L’écotourisme est bien présent dans la région, attiré par des espèces endémiques telles que l’aras bleu du Pantanal et le cerf du Pantanal. Mais l’écotourisme se heurte à l’agro-négoce et à l’ouverture de pâturages pour le bétail. Ils ont besoin d’étendre la zone d’élevage. Et les brigadistes, qui ne peuvent l’accepter, me disent que, pour cela, les exploitants agricoles ordonnent l’utilisation du feu dans les zones sèches au sol riche en méthane et matière organique. C’est le feu de la cupidité. Pour ces gens, la destruction est synonyme de progrès.
Pattes brûlées et mort
Fatigués de voir les animaux souffrir, des guides touristiques, des biologistes et des vétérinaires locaux s’unissent pour tenter de les sauver. L’un des sauvetages a permis le transfert d’un jaguar à Goiás. J’accompagne le groupe, qui m’explique que la déshydratation - due à la sécheresse et au manque d’eau dans les ruisseaux et les lagunes - la fumée et le feu désorientent les animaux en les faisant passer par des zones en feu. Mourant de soif, les pattes brûlées, ces animaux succombent au choc de la douleur. Incapables de bouger, ils meurent.
Des volontaires vont également chaque jour déposer des conteneurs d’eau à différents endroits de la rivière et de la forêt asséchées. La pluie manque. L’eau manque. Et, il m’est clairement apparu que le Pantanal manquait d’humanité.
Le soir, de retour au SESC Pantanal où je suis hébergé, j’écoute la conversation, à la table voisine de la mienne dans la salle à manger. L’un des militaires, qui y séjourne également, ne peut pas retenir sa révolte et sa colère en commentant l’intention du ministre Salles de bloquer les fonds destinés à la lutte contre les incendies dans la région du Pantanal au-delà de l’Amazone.
« Il a foncé et l’a fait ! »
Un dégouvernement qui joue avec les nerfs de ceux qui voient la mort chaque jour et qui s’endorment en sachant que le lendemain ils peuvent être pris dans le changement de direction du feu et brûlés à mort. C’est le cas de Wellington Fernando Peres Silva, un brigadier volontaire de l’Institut Chico Mendes de conservation de la biodiversité-ICMBio qui a été brûlé à 80% lors d’une action contre les incendies dans le Parc national des Emas [1] (GO).
Ce que Salles et le gouvernement fédéral n’ont pas compris, c’est que, comme moi, il y en a beaucoup dans la région. Des résidents, des photographes et des journalistes qui ont tout vu. Ils ont vu ce que le bétail représente.

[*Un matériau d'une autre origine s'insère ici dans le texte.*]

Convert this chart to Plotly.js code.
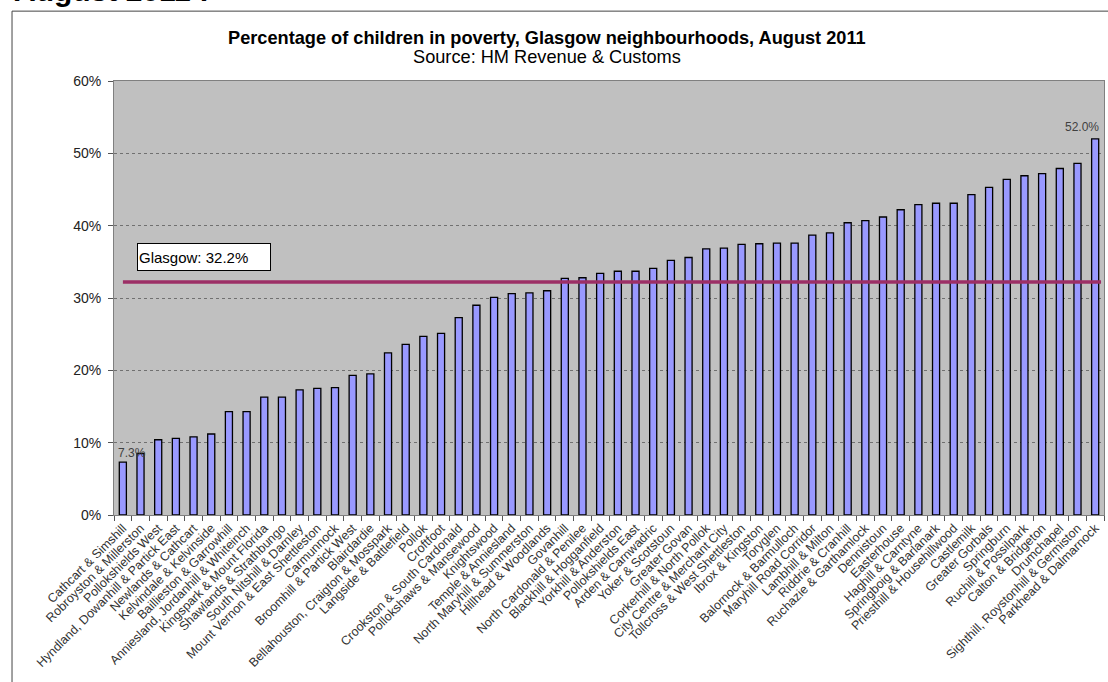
<!DOCTYPE html>
<html>
<head>
<meta charset="utf-8">
<script src="https://cdn.plot.ly/plotly-3.0.1.min.js"></script>
<style>
  html, body { margin: 0; padding: 0; background: #fff; }
  #chart { width: 1108px; height: 682px; }
</style>
</head>
<body>
<div id="chart"></div>
<script>
const neighbourhoods = [
    'Cathcart & Simshill', 'Robroyston & Millerston', 'Pollokshields West',
    'Hyndland, Dowanhill & Partick East', 'Newlands & Cathcart', 'Kelvindale & Kelvinside',
    'Baillieston & Garrowhill', 'Anniesland, Jordanhill & Whiteinch', 'Kingspark & Mount Florida',
    'Shawlands & Strathbungo', 'South Nitshill & Darnley', 'Mount Vernon & East Shettleston',
    'Carmunnock', 'Broomhill & Partick West', 'Blairdardie',
    'Bellahouston, Craigton & Mosspark', 'Langside & Battlefield', 'Pollok',
    'Croftfoot', 'Crookston & South Cardonald', 'Pollokshaws & Mansewood',
    'Knightswood', 'Temple & Anniesland', 'North Maryhill & Summerston',
    'Hillhead & Woodlands', 'Govanhill', 'North Cardonald & Penilee',
    'Blackhill & Hogganfield', 'Yorkhill & Anderston', 'Pollokshields East',
    'Arden & Carnwadric', 'Yoker & Scotstoun', 'Greater Govan',
    'Corkerhill & North Pollok', 'City Centre & Merchant City', 'Tollcross & West Shettleston',
    'Ibrox & Kingston', 'Toryglen', 'Balornock & Barmulloch',
    'Maryhill Road Corridor', 'Lambhill & Milton', 'Riddrie & Cranhill',
    'Ruchazie & Garthamlock', 'Dennistoun', 'Easterhouse',
    'Haghill & Carntyne', 'Springboig & Barlanark', 'Priesthill & Househillwood',
    'Castlemilk', 'Greater Gorbals', 'Springburn',
    'Ruchill & Possilpark', 'Calton & Bridgeton', 'Drumchapel',
    'Sighthill, Roystonhill & Germiston', 'Parkhead & Dalmarnock'];

const povertyPct = [
    7.3, 8.5, 10.4, 10.6, 10.8, 11.2, 14.3, 14.3, 16.3, 16.3,
    17.3, 17.5, 17.6, 19.3, 19.5, 22.4, 23.6, 24.7, 25.1, 27.3,
    29.0, 30.1, 30.6, 30.7, 31.0, 32.7, 32.8, 33.4, 33.7, 33.7,
    34.1, 35.2, 35.6, 36.8, 36.9, 37.4, 37.5, 37.6, 37.6, 38.7,
    39.0, 40.4, 40.7, 41.2, 42.2, 42.9, 43.1, 43.1, 44.3, 45.3,
    46.4, 46.9, 47.2, 47.9, 48.6, 52.0];

const glasgowAvg = 32.2;
const yTicks = [0, 10, 20, 30, 40, 50, 60];

const font = 'Liberation Sans, Arial, sans-serif';
const last = povertyPct.length - 1;

const bars = {
    type: 'bar',
    x: neighbourhoods,
    y: povertyPct,
    marker: { color: '#9999ff', line: { color: '#000', width: 1.3 } },
    hoverinfo: 'x+y',
};

const layout = {
    width: 1108,
    height: 682,
    margin: { l: 114, r: 4, t: 81, b: 167 },
    paper_bgcolor: '#fff',
    plot_bgcolor: '#c0c0c0',
    showlegend: false,
    bargap: 0.6,
    font: { family: font, color: '#222' },
    xaxis: {
        type: 'category',
        tickangle: -45,
        tickfont: { size: 12.5, color: '#333' },
        ticks: 'outside',
        tickson: 'boundaries',
        ticklen: 5,
        tickcolor: '#555',
        showline: true,
        linecolor: '#808080',
        mirror: true,
        showgrid: false,
        automargin: false,
    },
    yaxis: {
        range: [0, 60],
        tickvals: yTicks,
        ticktext: yTicks.map(v => v + '%'),
        tickfont: { size: 14, color: '#222' },
        ticks: 'outside',
        ticklen: 5,
        tickcolor: '#555',
        ticklabelstandoff: 4,
        showline: true,
        linecolor: '#808080',
        mirror: true,
        showgrid: true,
        gridcolor: '#707070',
        griddash: 'dot',
        zeroline: false,
        automargin: false,
    },
    shapes: [
        // Glasgow average line
        { type: 'line', xref: 'paper', yref: 'y', x0: 0.009, x1: 0.997,
          y0: glasgowAvg, y1: glasgowAvg, line: { color: '#9c2f66', width: 3.5 } },
        // chart frame (left and top edges)
        { type: 'line', xref: 'paper', yref: 'paper', x0: -0.103, x1: -0.103,
          y0: -0.4, y1: 1.161, line: { color: '#444', width: 1 } },
        { type: 'line', xref: 'paper', yref: 'paper', x0: -0.103, x1: 1.01,
          y0: 1.161, y1: 1.161, line: { color: '#444', width: 1 } },
    ],
    annotations: [
        { text: '<b>August 2011 :</b>', xref: 'paper', yref: 'paper', x: -0.103, y: 1.165,
          xanchor: 'left', yanchor: 'bottom', showarrow: false,
          font: { size: 30, color: '#000', family: font } },
        { text: '<b>Percentage of children in poverty, Glasgow neighbourhoods, August 2011</b>',
          xref: 'paper', yref: 'paper', x: 0.437, y: 1.1, xanchor: 'center', yanchor: 'middle',
          showarrow: false, font: { size: 18.2, color: '#000', family: font } },
        { text: 'Source: HM Revenue & Customs',
          xref: 'paper', yref: 'paper', x: 0.437, y: 1.055, xanchor: 'center', yanchor: 'middle',
          showarrow: false, font: { size: 18.2, color: '#000', family: font } },
        { text: 'Glasgow: ' + glasgowAvg.toFixed(1) + '%', xref: 'paper', yref: 'paper',
          x: 0.0909, y: 0.5945, xanchor: 'center', yanchor: 'middle', showarrow: false,
          width: 130, height: 24, align: 'left', bgcolor: '#fff', bordercolor: '#000',
          borderwidth: 1, borderpad: 1, font: { size: 15, color: '#000', family: font } },
        { text: povertyPct[0].toFixed(1) + '%', x: neighbourhoods[0], y: povertyPct[0],
          xanchor: 'left', yanchor: 'bottom', xshift: -7, yshift: 0, showarrow: false,
          font: { size: 12, color: '#404040', family: font } },
        { text: povertyPct[last].toFixed(1) + '%', x: neighbourhoods[last], y: povertyPct[last],
          xanchor: 'right', yanchor: 'bottom', xshift: 6, yshift: 3, showarrow: false,
          font: { size: 12, color: '#404040', family: font } },
    ],
};

Plotly.newPlot('chart', [bars], layout, { displayModeBar: false, staticPlot: true });
</script>
</body>
</html>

Des gens qui, quotidiennement, ont senti le feu de près et ont respiré l’air enfumé et malade de la Transpantaneira [2]. Des gens qui ont prié pour voir un jaguar ou un ocelot vivant, mais qui ont dû s’allonger sur la route à côté de leur corps raidi par la mort pour montrer au monde ce qui est fait pour faire paître le bétail. Tout brûle.